Traumatic Politics
The Deputies and the King in the Early French Revolution
216 pages | 6 x 9 | 2009
ISBN 978-0-271-03542-0 | cloth: $65.00 sh
Paperback edition is not available in the U.S.

"Barry Shapiro addresses in original fashion a classic question about the failure of constitutional monarchy in Revolutionary France. He has mastered the events and debates of the Revolution's first years, but he replaces traditional political and ideological explanations with insights from trauma research. In a work of creativity and daring, he explores the logic and illogic of political decision making in stressful times."—David G. Troyansky, Brooklyn College and the Graduate Center, City University of New York
"Barry Shapiro’s provocative psychological analysis of the ‘trauma’ induced by the French Revolution may not convince every reader. But the analysis itself is both careful and creative. Shapiro is simply too well acquainted with the history of the French Revolution—and too good a historian—to be taken lightly."—Darrin M. McMahon, Florida State University
The opening events of the French Revolution have stood as some of the most familiar in modern European history. Traumatic Politics emerges as a fresh voice from the existing historiography of this widely studied course of events. In applying a psychological lens to the classic problem of why the French Revolutions first representative assembly was unable to reach a workable accommodation with Louis XVI, Barry Shapiro contends that some of the key political decisions made by the Constituent Assembly were, in large measure, the product of traumatic reactions to the threats to the lives of its members in the summer of 1789. As a result, Assembly policy frequently reflected a preoccupation with what had happened in the past rather than active engagement with present political realities.

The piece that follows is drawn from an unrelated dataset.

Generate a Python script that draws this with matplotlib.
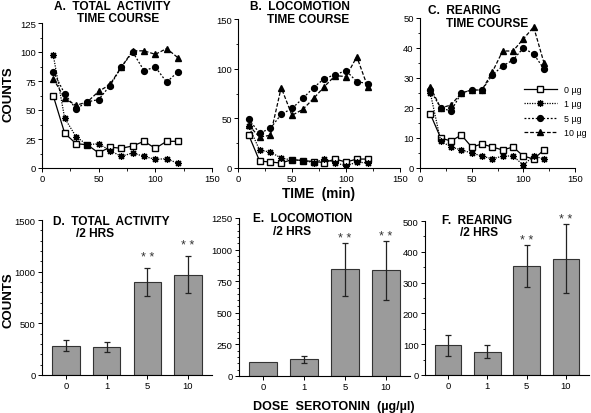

In arguing that the manner in which the Assembly dealt with the king bears the imprint of the behavior that typically follows exposure to traumatic events, Shapiro focuses on oscillating periods of traumatic repetition and traumatic denial. Highlighting the historical impact of what could be viewed as a relatively "mild" trauma, he suggests that trauma theory has a much wider field of potential applicability than that previously established by historians, who have generally confined themselves to studying the impact of massively traumatic events such as war and genocide. Moreover, in emphasizing the extent to which monarchical loyalties remained intact on the eve of the Revolution, this book also challenges the widely accepted contention that prerevolutionary cultural and discursive innovations had "desacralized" the king well before 1789.
Barry M. Shapiro is Professor of History at Allegheny College.